Across America By Bus: The Last Stretch to Oregon

Note: This is the fifth and final post of the Across America By Bus Series.

When planning my route, I knew there were a few cities west of Denver that would be somewhat interesting. But adding any more stops on my trip would push it to a nearly two-week-long trip, and I didn’t think I would have the energy to do that, especially with the lack of sleep and stress from moving. So I decided to experience everything west of the Rockies through the panoramic bus windows.

GPS on Bus Window to Oregon

At this point, I had gone to six of the ten states on the route, and I had about two days to get through the other four. We headed straight north from Denver and spent most of the day going through Wyoming. The only other time I’ve been to Wyoming was to go to Yellowstone National Park. Let’s just say this definitely wasn’t Yellowstone! It was surprisingly cold, and I had to wear my coat whenever I went out to walk around.
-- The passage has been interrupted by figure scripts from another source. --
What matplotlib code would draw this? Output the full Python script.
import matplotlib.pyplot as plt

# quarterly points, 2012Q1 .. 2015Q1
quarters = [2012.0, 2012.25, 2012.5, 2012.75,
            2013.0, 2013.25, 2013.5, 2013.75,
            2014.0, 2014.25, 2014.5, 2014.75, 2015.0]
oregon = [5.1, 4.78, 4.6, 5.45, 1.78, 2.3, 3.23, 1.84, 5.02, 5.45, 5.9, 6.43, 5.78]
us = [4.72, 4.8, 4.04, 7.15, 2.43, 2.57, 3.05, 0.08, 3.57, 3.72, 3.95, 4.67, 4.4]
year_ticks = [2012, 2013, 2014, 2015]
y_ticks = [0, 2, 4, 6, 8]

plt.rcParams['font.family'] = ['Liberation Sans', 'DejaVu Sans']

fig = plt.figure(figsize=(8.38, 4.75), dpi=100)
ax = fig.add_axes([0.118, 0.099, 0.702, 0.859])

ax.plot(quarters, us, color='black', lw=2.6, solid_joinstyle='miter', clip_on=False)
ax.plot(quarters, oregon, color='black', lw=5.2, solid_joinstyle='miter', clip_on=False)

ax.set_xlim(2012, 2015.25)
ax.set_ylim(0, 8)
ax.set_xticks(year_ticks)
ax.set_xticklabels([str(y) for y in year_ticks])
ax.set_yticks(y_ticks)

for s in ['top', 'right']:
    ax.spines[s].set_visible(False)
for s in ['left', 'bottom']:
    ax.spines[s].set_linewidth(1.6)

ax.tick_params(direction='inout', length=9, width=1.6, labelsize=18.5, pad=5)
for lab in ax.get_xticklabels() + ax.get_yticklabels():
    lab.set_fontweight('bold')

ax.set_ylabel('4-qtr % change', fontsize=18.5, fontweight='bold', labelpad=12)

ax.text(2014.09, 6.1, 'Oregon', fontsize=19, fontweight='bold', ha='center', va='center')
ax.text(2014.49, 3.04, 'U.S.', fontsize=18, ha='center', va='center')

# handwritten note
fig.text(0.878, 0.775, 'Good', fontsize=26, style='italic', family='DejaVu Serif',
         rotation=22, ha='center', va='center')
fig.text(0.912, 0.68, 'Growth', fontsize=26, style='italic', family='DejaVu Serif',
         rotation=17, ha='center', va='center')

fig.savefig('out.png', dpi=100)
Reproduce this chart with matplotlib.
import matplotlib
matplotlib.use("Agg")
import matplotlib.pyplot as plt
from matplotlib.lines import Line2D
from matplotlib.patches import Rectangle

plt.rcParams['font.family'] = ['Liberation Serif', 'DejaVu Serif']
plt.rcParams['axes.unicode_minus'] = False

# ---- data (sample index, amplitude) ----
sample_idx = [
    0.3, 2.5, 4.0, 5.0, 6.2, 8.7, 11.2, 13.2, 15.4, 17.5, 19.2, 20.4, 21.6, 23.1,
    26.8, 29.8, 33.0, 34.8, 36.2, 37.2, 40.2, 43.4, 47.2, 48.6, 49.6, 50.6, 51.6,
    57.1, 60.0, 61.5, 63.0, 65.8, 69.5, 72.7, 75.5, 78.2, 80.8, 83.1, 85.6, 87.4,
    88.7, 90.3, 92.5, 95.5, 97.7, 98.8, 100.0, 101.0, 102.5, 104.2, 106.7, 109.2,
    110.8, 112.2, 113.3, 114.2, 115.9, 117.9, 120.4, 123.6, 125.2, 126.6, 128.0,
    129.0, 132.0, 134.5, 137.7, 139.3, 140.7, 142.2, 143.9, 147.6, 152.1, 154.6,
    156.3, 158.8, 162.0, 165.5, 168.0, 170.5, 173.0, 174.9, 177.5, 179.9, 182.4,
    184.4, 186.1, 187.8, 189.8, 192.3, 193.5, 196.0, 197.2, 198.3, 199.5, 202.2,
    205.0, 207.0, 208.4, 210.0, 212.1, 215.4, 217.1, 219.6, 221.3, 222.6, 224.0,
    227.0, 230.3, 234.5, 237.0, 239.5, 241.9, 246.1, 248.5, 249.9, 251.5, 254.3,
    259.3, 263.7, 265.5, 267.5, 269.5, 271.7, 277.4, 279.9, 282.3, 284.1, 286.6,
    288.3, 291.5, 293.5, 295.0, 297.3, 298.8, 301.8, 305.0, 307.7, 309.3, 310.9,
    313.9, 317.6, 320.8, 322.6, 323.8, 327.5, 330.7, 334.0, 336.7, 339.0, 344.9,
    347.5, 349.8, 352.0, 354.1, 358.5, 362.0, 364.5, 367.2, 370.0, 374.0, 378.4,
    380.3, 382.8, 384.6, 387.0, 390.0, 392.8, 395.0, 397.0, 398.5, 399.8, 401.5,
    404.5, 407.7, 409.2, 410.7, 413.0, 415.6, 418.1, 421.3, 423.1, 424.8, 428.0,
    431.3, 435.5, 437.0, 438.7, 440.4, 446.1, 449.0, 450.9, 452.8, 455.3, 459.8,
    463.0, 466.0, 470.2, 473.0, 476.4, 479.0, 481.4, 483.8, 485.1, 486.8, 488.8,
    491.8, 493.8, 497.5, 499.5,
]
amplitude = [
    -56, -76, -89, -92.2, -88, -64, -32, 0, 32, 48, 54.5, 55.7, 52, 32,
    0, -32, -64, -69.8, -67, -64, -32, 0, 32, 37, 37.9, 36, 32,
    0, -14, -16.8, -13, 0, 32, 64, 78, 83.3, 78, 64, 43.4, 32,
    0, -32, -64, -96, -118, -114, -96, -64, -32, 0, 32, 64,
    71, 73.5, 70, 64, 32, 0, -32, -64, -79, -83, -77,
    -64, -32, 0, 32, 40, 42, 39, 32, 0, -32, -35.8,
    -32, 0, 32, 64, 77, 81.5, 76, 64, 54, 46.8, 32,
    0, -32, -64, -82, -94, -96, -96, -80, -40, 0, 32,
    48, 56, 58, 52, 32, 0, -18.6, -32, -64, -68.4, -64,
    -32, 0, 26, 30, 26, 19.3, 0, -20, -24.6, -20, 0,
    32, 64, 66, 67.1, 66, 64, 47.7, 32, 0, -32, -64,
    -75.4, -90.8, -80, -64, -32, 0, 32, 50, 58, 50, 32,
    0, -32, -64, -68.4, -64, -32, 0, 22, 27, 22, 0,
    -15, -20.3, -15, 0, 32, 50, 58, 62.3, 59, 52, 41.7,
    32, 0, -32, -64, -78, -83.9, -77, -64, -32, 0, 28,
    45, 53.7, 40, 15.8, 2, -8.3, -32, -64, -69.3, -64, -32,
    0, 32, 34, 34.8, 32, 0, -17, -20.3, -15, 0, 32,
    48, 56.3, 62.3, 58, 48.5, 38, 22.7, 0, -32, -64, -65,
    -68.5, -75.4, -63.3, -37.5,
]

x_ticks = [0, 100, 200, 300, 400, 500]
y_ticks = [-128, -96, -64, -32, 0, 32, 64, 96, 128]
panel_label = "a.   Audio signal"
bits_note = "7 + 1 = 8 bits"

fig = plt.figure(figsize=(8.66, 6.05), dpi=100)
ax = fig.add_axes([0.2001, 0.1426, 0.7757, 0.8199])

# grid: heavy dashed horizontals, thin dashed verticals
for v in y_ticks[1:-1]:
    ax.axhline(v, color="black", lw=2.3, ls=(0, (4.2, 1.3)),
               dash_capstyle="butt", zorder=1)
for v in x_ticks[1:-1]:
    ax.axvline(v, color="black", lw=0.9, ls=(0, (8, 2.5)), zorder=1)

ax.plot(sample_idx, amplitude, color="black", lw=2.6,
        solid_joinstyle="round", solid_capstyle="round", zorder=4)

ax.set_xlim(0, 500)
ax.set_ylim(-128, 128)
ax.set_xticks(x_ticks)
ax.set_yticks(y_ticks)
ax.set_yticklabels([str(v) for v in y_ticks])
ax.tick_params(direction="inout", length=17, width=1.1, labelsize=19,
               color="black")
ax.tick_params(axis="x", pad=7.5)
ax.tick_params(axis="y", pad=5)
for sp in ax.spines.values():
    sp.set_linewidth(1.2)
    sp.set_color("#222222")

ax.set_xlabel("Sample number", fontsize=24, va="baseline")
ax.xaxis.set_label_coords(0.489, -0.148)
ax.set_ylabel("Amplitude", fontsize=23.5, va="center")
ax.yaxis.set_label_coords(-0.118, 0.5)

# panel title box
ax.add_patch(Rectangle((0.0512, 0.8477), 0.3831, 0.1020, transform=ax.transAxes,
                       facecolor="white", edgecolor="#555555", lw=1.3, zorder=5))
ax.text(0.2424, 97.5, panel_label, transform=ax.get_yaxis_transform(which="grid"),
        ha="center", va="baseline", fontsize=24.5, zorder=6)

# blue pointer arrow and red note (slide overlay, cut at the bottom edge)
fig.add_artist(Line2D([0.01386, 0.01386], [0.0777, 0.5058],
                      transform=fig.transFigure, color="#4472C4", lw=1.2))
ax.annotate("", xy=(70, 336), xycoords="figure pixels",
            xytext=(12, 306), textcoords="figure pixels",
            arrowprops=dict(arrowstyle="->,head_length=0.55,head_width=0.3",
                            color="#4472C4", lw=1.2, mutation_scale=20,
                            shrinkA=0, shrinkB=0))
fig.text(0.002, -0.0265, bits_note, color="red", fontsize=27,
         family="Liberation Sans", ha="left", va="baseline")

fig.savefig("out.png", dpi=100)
We switched drivers in Salt Lake City around midnight. Most people continued on the bus and slept until we arrived at Boise, where we switched drivers once again. This bus driver missed his calling as a tour guide, but that was good for us passengers because he was sure to tell us a bit about the cities we stopped in, and he also showed us the highlights of what we drove by! He even pointed out several things in an area that I would have otherwise assumed was just a plain desert! When he announced that we crossed into Oregon, and shortly after into the Pacific Time Zone, I finally felt like I was almost home. I was excited when we stopped in Bakersfield for breakfast, where my feet hit Oregon ground for the first time in nine months!

Baker City

Even though Washington wasn’t on the itinerary, part of this ride took us along the Columbia River, which separates Oregon from Washington. I admired the Washington scenery from the Oregon side, and thought it was pretty neat that I actually saw 11 states on this one-week trip!

View of Washington from across the river in Oregon

I think the best highlight from the bus ride was seeing Multnomah Falls! I had never seen Multnomah Falls before, even though I had been in that area (and even on the exact same road!) before. I was so glad the bus driver pointed it out, and I hope to see it up closer someday.

Multnomah Falls Oregon

Soon after seeing Multnomah Falls, the bus arrived in Portland! I had to transfer buses to head south, but I had a couple hours before that bus departed. That meant I had some time to explore Portland! I had done some research on the bus, and found out that the nearest Voodoo Doughnuts was a third of a mile away from the station. Since I was introduced to these doughnuts the day before in Denver, I figured it might be a good idea to pay homage to the city where they actually came from! My plan was to rent a locker at the bus station so I could store my things as I went for a walk. Unfortunately, none of the lockers were large enough for my big suitcase, so I put all my other belongings into the locker and decided to just roll the big suitcase behind me as I went around town. It may seem strange, but because I was in “weird” Portland, no one I walked by acted like it was strange at all! (I actually haven’t visited Portland since the show Portlandia began airing. I blame the series for encouraging more weirdness, because I don’t remember it being this crazy before!)

Chinatown and Homeless Town in Portland

To get to Voodoo, I ended up walking through Chinatown. This is also an area that has lots of inner-city ministries and organizations. I thought it was cool to pass by each of them and see the services they provided. Each one had something unique. I finally found the sparkly pink building, and had to wait in line outside. The line in Denver was incredibly short compared to this one, but I suppose the doughnuts are a lot more well-known here!

Voodoo Doughnut Portland StoreVoodoo Doughnut

After finally getting the prized doughnut, I walked back toward the bus station, and then decided to head to the Union Station next door. It had a fancy exterior, but inside, the train station looked about the same as the bus station.

Portland Union Station

It was getting dark by the time my bus finally took off, so it was perfect to try to catch up on a little bit of sleep. I remember as a kid that it took five to six hours to get to Portland, but because this bus had so many stops, it took a lot longer. I finally arrived after 1am in Southern Oregon, which is where I am today!

I hope you enjoyed reading about my bus trip across America through Chicago, Nebraska, Colorado, and finally here in Oregon. What crazy journey do you think I should go on next?

This post is dedicated to my parents. They made a great choice when they decided to raise me in Southern Oregon!